From his farmhouse on Bradley Lake Road, he’s marketing (in a low-key way) his services to local builders, architects and property-owners, using a suite of state-of-the-art computer-aided design tools to produce detailed, three-dimensional drawings of any kind of building project: complete structures, additions, remodeling, and more. The drawings can reflect the sites on which the designed object will be located, and can be manipulated on a computer screen so the client can view the project from any angle, both inside and out.

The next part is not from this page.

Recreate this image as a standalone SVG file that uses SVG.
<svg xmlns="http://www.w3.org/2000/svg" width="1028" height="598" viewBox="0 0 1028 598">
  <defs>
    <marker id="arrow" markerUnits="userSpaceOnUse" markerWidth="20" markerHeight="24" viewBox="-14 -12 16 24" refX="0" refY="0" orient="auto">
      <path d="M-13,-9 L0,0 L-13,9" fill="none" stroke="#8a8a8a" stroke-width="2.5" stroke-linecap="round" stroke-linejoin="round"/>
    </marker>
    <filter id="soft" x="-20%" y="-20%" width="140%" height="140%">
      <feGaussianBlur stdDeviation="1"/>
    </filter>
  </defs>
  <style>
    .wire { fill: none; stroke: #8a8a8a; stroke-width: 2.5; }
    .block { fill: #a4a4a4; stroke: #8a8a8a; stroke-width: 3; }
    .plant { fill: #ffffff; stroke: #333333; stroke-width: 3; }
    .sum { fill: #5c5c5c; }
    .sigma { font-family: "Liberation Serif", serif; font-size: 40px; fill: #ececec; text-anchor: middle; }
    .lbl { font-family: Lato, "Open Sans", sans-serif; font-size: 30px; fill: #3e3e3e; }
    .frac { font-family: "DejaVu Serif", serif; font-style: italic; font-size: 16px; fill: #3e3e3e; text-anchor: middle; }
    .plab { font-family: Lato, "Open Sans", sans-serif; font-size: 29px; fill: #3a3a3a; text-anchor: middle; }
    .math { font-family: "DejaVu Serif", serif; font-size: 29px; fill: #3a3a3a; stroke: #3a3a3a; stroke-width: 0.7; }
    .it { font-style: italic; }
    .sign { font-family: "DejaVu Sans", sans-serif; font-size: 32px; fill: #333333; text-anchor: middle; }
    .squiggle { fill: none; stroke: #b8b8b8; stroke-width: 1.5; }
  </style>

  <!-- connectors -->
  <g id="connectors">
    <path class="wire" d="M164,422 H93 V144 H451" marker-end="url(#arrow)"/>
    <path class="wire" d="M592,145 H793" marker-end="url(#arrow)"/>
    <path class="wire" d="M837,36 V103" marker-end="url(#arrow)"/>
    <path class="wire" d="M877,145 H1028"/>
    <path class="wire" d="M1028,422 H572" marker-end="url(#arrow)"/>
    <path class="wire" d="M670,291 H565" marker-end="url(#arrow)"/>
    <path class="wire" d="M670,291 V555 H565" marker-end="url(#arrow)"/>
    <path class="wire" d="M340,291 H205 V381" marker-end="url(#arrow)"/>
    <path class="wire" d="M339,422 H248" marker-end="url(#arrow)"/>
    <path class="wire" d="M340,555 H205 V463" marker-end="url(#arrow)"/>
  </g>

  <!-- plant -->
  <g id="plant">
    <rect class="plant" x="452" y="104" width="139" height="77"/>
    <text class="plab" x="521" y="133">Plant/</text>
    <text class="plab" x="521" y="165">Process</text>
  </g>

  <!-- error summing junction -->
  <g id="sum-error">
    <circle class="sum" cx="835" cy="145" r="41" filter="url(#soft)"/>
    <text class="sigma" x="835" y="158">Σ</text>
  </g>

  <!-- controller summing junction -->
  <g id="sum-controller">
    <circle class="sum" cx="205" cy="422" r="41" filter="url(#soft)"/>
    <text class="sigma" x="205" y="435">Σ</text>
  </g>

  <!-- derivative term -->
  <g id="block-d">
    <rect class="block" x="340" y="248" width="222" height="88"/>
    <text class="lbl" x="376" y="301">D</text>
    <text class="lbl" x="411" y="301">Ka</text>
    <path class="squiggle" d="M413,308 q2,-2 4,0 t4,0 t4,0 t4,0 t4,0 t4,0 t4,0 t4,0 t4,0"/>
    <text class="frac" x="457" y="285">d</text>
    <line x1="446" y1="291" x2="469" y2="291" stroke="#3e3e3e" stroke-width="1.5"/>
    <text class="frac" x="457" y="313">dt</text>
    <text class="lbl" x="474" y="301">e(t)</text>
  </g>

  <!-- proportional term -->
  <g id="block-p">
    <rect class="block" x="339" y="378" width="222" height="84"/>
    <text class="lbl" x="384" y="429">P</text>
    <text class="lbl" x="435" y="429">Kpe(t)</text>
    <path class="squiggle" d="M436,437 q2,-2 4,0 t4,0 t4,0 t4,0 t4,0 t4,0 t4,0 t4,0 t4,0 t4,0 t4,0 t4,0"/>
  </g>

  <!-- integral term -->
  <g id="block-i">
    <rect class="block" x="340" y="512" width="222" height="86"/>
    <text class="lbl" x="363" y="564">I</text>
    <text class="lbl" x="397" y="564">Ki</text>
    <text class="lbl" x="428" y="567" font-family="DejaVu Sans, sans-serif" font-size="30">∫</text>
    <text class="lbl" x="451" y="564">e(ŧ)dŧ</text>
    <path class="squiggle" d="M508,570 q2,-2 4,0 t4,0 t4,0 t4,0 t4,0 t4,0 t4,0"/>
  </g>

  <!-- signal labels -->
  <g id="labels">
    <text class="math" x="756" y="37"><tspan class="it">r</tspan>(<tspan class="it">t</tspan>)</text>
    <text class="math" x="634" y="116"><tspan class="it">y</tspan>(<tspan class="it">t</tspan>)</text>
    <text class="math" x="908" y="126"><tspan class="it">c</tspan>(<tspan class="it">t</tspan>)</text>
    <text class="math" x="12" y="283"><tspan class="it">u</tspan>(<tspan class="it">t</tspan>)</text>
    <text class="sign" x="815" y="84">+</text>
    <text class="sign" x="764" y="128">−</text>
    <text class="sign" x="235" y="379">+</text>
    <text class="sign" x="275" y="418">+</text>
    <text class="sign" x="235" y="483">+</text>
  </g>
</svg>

Why would local builders, architects and their clients want to use Cowdrey’s services? He responds: “It’s been my experience that when you visualize a project in three dimensions, and from different perspectives, you can identify potential problems and creative solutions, solving them on paper (or on the computer) before the building begins. Sometimes the best solution is obvious from the start, sometimes it’s not. In other words, these drawings help to get it right the first time.”

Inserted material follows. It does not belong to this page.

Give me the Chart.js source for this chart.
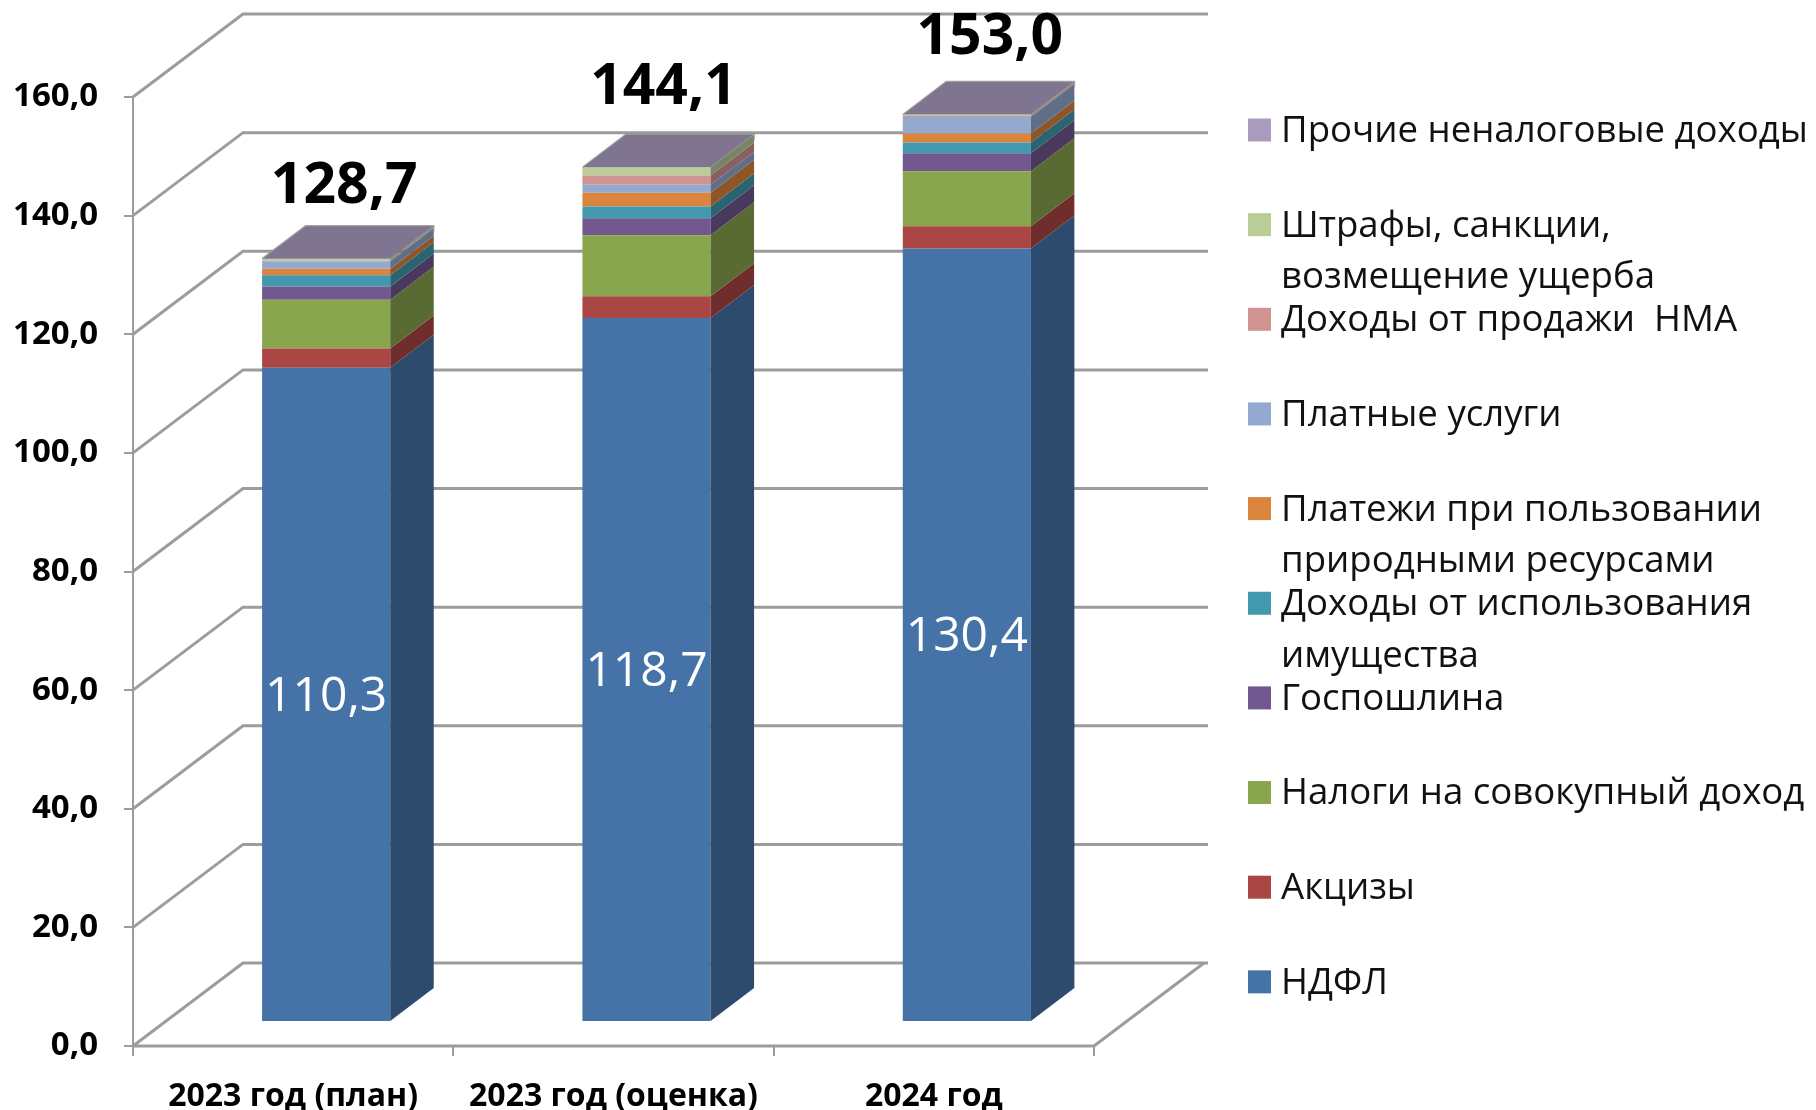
<!DOCTYPE html>
<html lang="ru">
<head>
<meta charset="utf-8">
<title>Структура доходов</title>
<script src="https://cdn.jsdelivr.net/npm/chart.js@4/dist/chart.umd.js"></script>
<style>
    html, body { margin: 0; padding: 0; background: #fff; }
    canvas { display: block; }
</style>
</head>
<body>
<canvas id="chart1" width="1816" height="1110"></canvas>
<script>
// Данные диаграммы
const categories = ['2023 год (план)', '2023 год (оценка)', '2024 год'];
const ndfl       = [110.3, 118.7, 130.4];
const akcizy     = [3.26, 3.65, 3.75];
const sovokupny  = [8.2, 10.3, 9.3];
const gosposhl   = [2.25, 2.87, 3.0];
const imushchest = [1.9, 1.97, 1.85];
const prirodnye  = [1.07, 2.3, 1.5];
const platnye    = [1.3, 1.35, 2.8];
const nma        = [0.05, 1.57, 0.15];
const shtrafy    = [0.3, 1.4, 0.2];
const prochie    = [0.07, 0.0, 0.05];
const totalLabels = ['128,7', '144,1', '153,0'];

const seriesNames = [
    ['НДФЛ'],
    ['Акцизы'],
    ['Налоги на совокупный доход'],
    ['Госпошлина'],
    ['Доходы от использования', 'имущества'],
    ['Платежи при пользовании', 'природными ресурсами'],
    ['Платные услуги'],
    ['Доходы от продажи  НМА'],
    ['Штрафы, санкции,', 'возмещение ущерба'],
    ['Прочие неналоговые доходы']
];
const seriesValues = [ndfl, akcizy, sovokupny, gosposhl, imushchest, prirodnye, platnye, nma, shtrafy, prochie];
const seriesColors = ['#4573A7', '#AA4643', '#89A54E', '#71588F', '#4198AF', '#DB843D', '#93A9CF', '#D19392', '#B9CD96', '#A99BBD'];

// Псевдо-3D: смещения задней стенки и плоскости столбцов
const GRID = '#9C9C9C';
const FONT = '"Open Sans", "Noto Sans", sans-serif';
const wallDx = 110, wallDy = 83;
const barDx = 33, barDy = 24;
const sideDx = 43.5, sideDy = 33;
// небольшая поправка положения итогов над столбцами
const totalNudge = [[-2, 4], [-3, -3], [3, -1]];

function darker(hex, f) {
    const n = parseInt(hex.slice(1), 16);
    const r = Math.round((n >> 16 & 255) * f);
    const g = Math.round((n >> 8 & 255) * f);
    const b = Math.round((n & 255) * f);
    return `rgb(${r},${g},${b})`;
}

function poly(ctx, pts, fill) {
    ctx.beginPath();
    ctx.moveTo(pts[0][0], pts[0][1]);
    pts.slice(1).forEach(p => ctx.lineTo(p[0], p[1]));
    ctx.closePath();
    ctx.fillStyle = fill;
    ctx.fill();
}

const box3d = {
    id: 'box3d',
    beforeDatasetsDraw(chart) {
        const { ctx, chartArea: a, scales: { y } } = chart;
        ctx.save();
        ctx.strokeStyle = GRID;
        ctx.lineWidth = 3;
        // стенка и пол
        y.ticks.forEach(t => {
            const py = y.getPixelForValue(t.value);
            ctx.beginPath();
            ctx.moveTo(a.left, py);
            ctx.lineTo(a.left + wallDx, py - wallDy);
            ctx.lineTo(a.right + wallDx + 4, py - wallDy);
            ctx.stroke();
        });
        ctx.beginPath();
        ctx.moveTo(a.left, a.bottom);
        ctx.lineTo(a.right, a.bottom);
        ctx.lineTo(a.right + wallDx, a.bottom - wallDy);
        ctx.stroke();
        ctx.restore();
        // столбцы рисуются в своей плоскости
        ctx.save();
        ctx.translate(barDx, -barDy);
    },
    afterDatasetsDraw(chart) {
        const { ctx } = chart;
        categories.forEach((c, i) => {
            let top = null;
            chart.data.datasets.forEach((ds, d) => {
                const bar = chart.getDatasetMeta(d).data[i];
                if (seriesValues[d][i] <= 0) return;
                const r = bar.x + bar.width / 2;
                poly(ctx, [[r, bar.y], [r + sideDx, bar.y - sideDy], [r + sideDx, bar.base - sideDy], [r, bar.base]], darker(seriesColors[d], 0.65));
                top = bar;
            });
            const l = top.x - top.width / 2, r = top.x + top.width / 2;
            poly(ctx, [[l, top.y], [l + sideDx, top.y - sideDy], [r + sideDx, top.y - sideDy], [r, top.y]], '#7F7590');
            ctx.beginPath();
            ctx.moveTo(l, top.y);
            ctx.lineTo(l + sideDx, top.y - sideDy);
            ctx.lineTo(r + sideDx, top.y - sideDy);
            ctx.lineTo(r + sideDx, top.y - sideDy + 6);
            ctx.strokeStyle = 'rgba(150,150,150,0.8)';
            ctx.lineWidth = 1.5;
            ctx.stroke();

            // подписи НДФЛ и итоги
            const blue = chart.getDatasetMeta(0).data[i];
            ctx.textAlign = 'center';
            ctx.textBaseline = 'middle';
            ctx.fillStyle = '#fff';
            ctx.font = '48px ' + FONT;
            ctx.fillText(String(ndfl[i]).replace('.', ','), blue.x, (blue.y + blue.base) / 2 + 3);
            ctx.fillStyle = '#000';
            ctx.font = 'bold 57px ' + FONT;
            ctx.fillText(totalLabels[i], top.x + 20 + totalNudge[i][0], top.y - 76 + totalNudge[i][1]);
        });
        ctx.restore();
        drawLegend(chart);
    }
};

function drawLegend(chart) {
    const ctx = chart.ctx;
    ctx.save();
    ctx.textAlign = 'left';
    ctx.textBaseline = 'middle';
    ctx.font = '36.6px ' + FONT;
    const names = seriesNames.slice().reverse();
    const colors = seriesColors.slice().reverse();
    names.forEach((lines, i) => {
        const cy = 130.5 + i * 94.65;
        ctx.fillStyle = colors[i];
        ctx.fillRect(1248, cy - 12, 23, 23);
        ctx.fillStyle = '#111';
        lines.forEach((s, k) => ctx.fillText(s, 1281, cy + 1 + k * 51.5));
    });
    ctx.restore();
}

const ctx1 = document.getElementById('chart1').getContext('2d');
const chart1 = new Chart(ctx1, {
    type: 'bar',
    data: {
        labels: categories,
        datasets: seriesNames.map((name, i) => ({
            label: name.join(' '),
            data: seriesValues[i],
            backgroundColor: seriesColors[i],
            barPercentage: 0.4,
            categoryPercentage: 1,
            clip: false
        }))
    },
    plugins: [box3d],
    options: {
        responsive: false,
        animation: false,
        devicePixelRatio: 1,
        layout: { padding: { top: 97, right: 722, left: 0, bottom: 0 } },
        plugins: { legend: { display: false }, tooltip: { enabled: false } },
        scales: {
            x: {
                stacked: true,
                afterFit(s) { s.height = 64; },
                grid: { offset: true, drawOnChartArea: false, color: GRID, lineWidth: 2, tickLength: 10 },
                border: { color: GRID, width: 2 },
                ticks: { color: '#000', font: { family: FONT, size: 32, weight: 'bold' }, padding: 22, maxRotation: 0 }
            },
            y: {
                stacked: true,
                min: 0,
                max: 160,
                afterFit(s) { s.width = 133; },
                grid: { drawOnChartArea: false, color: GRID, lineWidth: 2, tickLength: 9 },
                border: { color: GRID, width: 2 },
                ticks: {
                    stepSize: 20,
                    color: '#000',
                    padding: 26,
                    font: { family: FONT, size: 33, weight: 'bold' },
                    callback: v => v.toFixed(1).replace('.', ',')
                }
            }
        }
    }
});
</script>
</body>
</html>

When Cowdrey mentions his experience, he’s referring to two-plus decades working with builders and architectural firms in Massachusetts and New Hampshire, and to his master’s degree in architectural design from the University of Massachusetts. He moved to Andover in early 1999, not long after his wife Lea began teaching nursing at Colby-Sawyer College, and worked until 2009 with Sherr and White Residential Architects, of New London.

Recent projects have included helping a Wilmot family add a master bath, designing a living space over the garage of a New London home, and a volunteer effort to depict in detail the interior and exterior of Andover’s old town hall, now known as The Andover Hub, at 157 Main Street. That effort, shown in the photo, is helping The Hub’s new occupants try to identify the best arrangement of interior space to meet a variety of community needs.